Creditor Control and Conflict in Chapter 11
Abstract
We analyze a sample of large privately and publicly held businesses that filed Chapter 11 bankruptcy petitions during 2001. We find pervasive creditor control. In contrast to traditional views of Chapter 11, equityholders and managers exercise little or no leverage during the reorganization process: Seventy percent of CEOs are replaced in the two years before a bankruptcy filing; very few reorganization plans (at most eight percent) deviate from the absolute priority rule in order to distribute value to equityholders. Senior lenders exercise significant control through stringent covenants contained in DIP loans, such as line-item budgets. Unsecured creditors gain leverage through objections and other court motions.
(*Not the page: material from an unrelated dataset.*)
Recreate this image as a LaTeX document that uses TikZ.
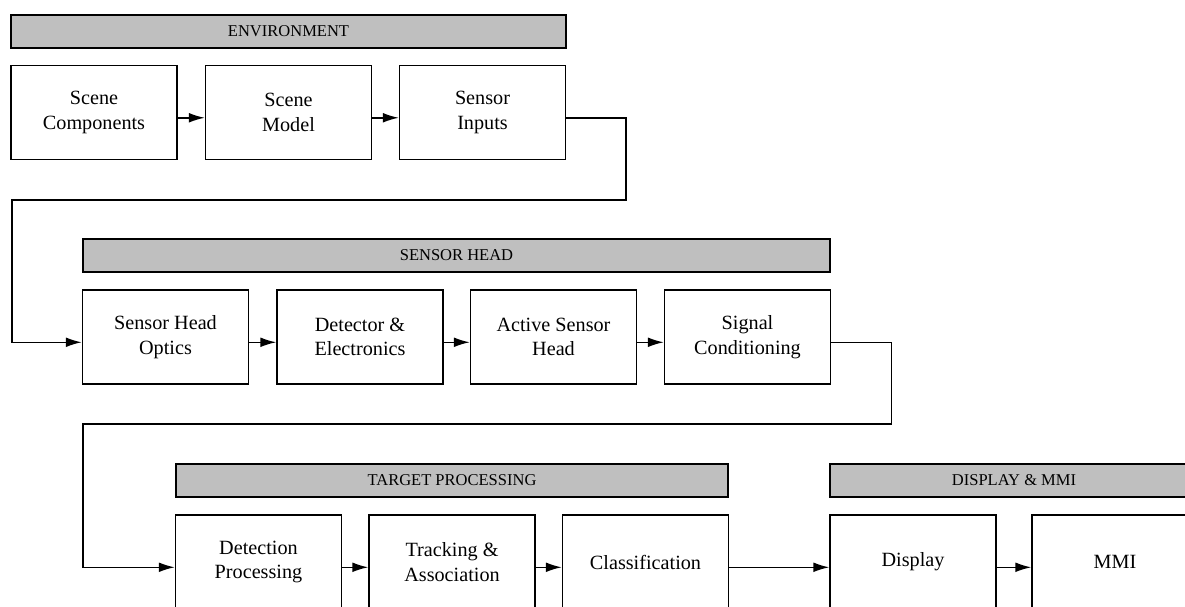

We also find that bargaining between secured and unsecured creditors can distort the reorganization process. A Chapter 11 case is significantly more likely to result in a sale if secured lenders are oversecured, consistent with a secured creditor-driven fire-sale bias. It is much less likely when these lenders are undersecured or when the firm has no secured debt at all. Our results suggest that the advent of creditor control has not eliminated the fundamental inefficiency of the bankruptcy process: resource allocation questions (whether to sell or reorganize a firm) are ultimately confounded with distributional questions (how much each creditor will receive), due to conflict among creditor classes.